Society

How Conan’s assistant became TV’s unofficial Armenian Ambassador

Photo by Danny Liao

 

By Liz Ohanesian
LA Weekly

Sona Movsesian applied to be a production assistant on Conan O’Brien’s late-night talk show — and ended up becoming his assistant. The San Gabriel Valley native has been a part of the famed comedian’s team beginning with his West Coast stint on NBC, through the live tour that followed his well-documented breakup with the network, and through the move to TBS, his show’s current home. “Honestly, it has not stopped being one of the best experiences I’ve ever had,” Movsesian says.

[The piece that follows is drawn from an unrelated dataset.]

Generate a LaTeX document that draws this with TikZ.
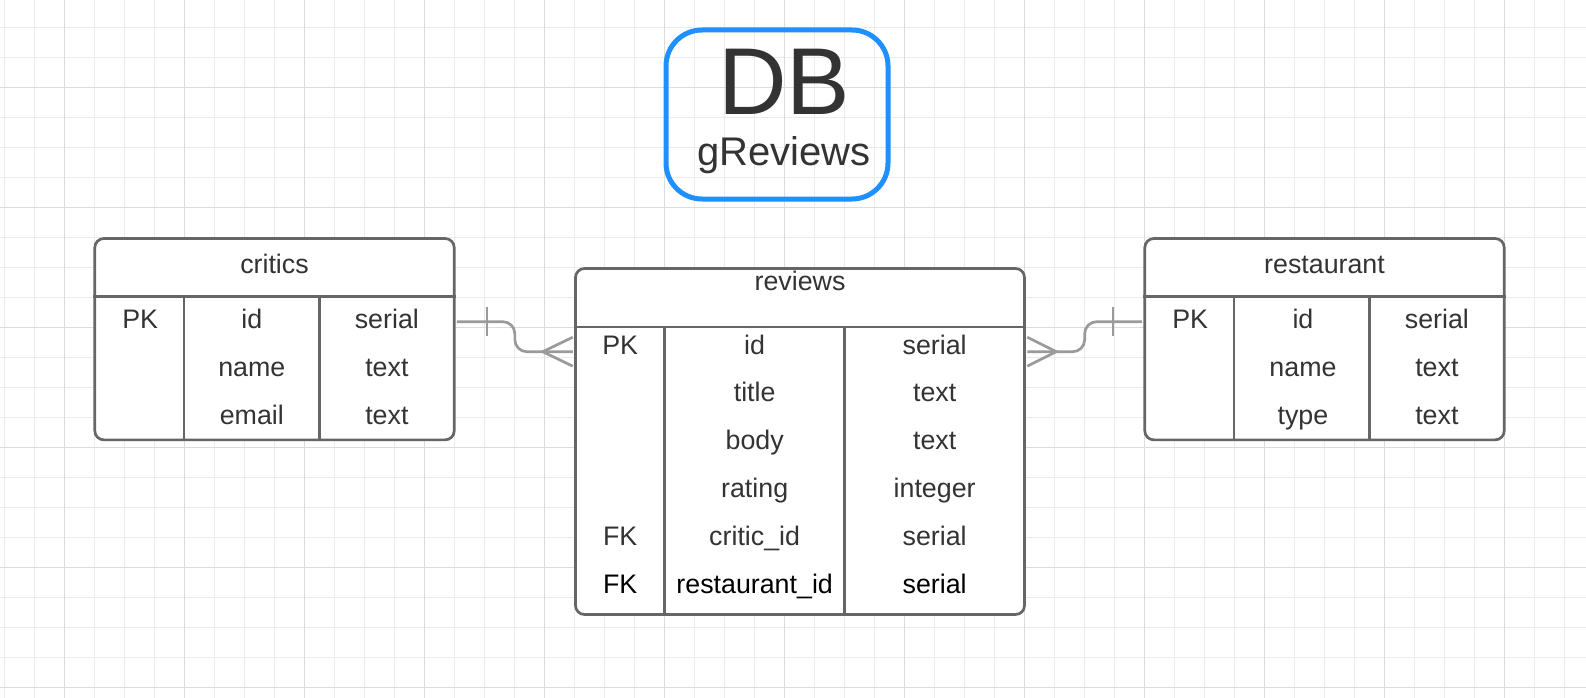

A television obsessive, Movsesian says she watches “a staggering amount of television,” adding that she once watched five seasons of Friday Night Lights in a week. When she was a student at USC, Movsesian thought she would work in film. Then she landed an internship at NBC and fell for the small-screen life. From there, she got into the network’s page program and her career path was set.

She never intended to be on camera, but Movsesian has become a familiar face to the Conan audience. She’s the assistant whose fury over a missing coffee mug sparked O’Brien’s interrogation of the show’s staff. Her apartment was the starting point for a Magic Mike XXL girls’ night out that the boss and a camera crew joined. Movsesian’s star turn, though, came last fall when Team Coco headed to Armenia.

conan Armenia

Movsesian, who is of Armenian heritage, inspired the episode. “I wish I could take credit and say that I pitched going to Armenia, but it wasn’t me,” she says. “It was Conan.”

Born in Montebello and raised in Hacienda Heights, Movsesian is the daughter of ethnic Armenian parents who immigrated to the United States from Turkey. “It’s not that I’ve been very vocal about being Armenian, but I think when you’re a first-generation Armenian-American, it’s very hard to hide the fact that you’re Armenian,” she says. “I think that Conan just absorbed the fact that I’m very in tune with my culture and I had never been to Armenia.”

The trip was a big deal for Movsesian, a chance to make an excursion that’s seen as a pilgrimage of sorts for members of the Armenian diaspora. It also was a project that made her a little nervous. She was the only Armenian involved in making the episode and worried that something might inadvertently offend those who share her heritage. “My concern was, what if this thing is a huge disaster and I’m excommunicated from the Armenian community completely?” she says.

Conan-in-Armenia

That didn’t happen. In fact, the positive reaction was greater than she’d expected. “Now, the amount of Armenians from all over the world who contact me, who tweet at me, who send me Facebook messages,” she says, “I never anticipated that in a million years.” Movsesian became Armenian-famous, something that became fodder for a joke on the show after she rode on the “Discover Armenia” float in the 2016 Rose Parade.

While Movsesian has received a lot of attention for “Conan in Armenia,” she gives the credit for the episode’s success to others on the team. “The fact that they did it without having been part of the culture, to me, is really the success of the episode,” she says. “I think that, to me, was the most touching part of it.”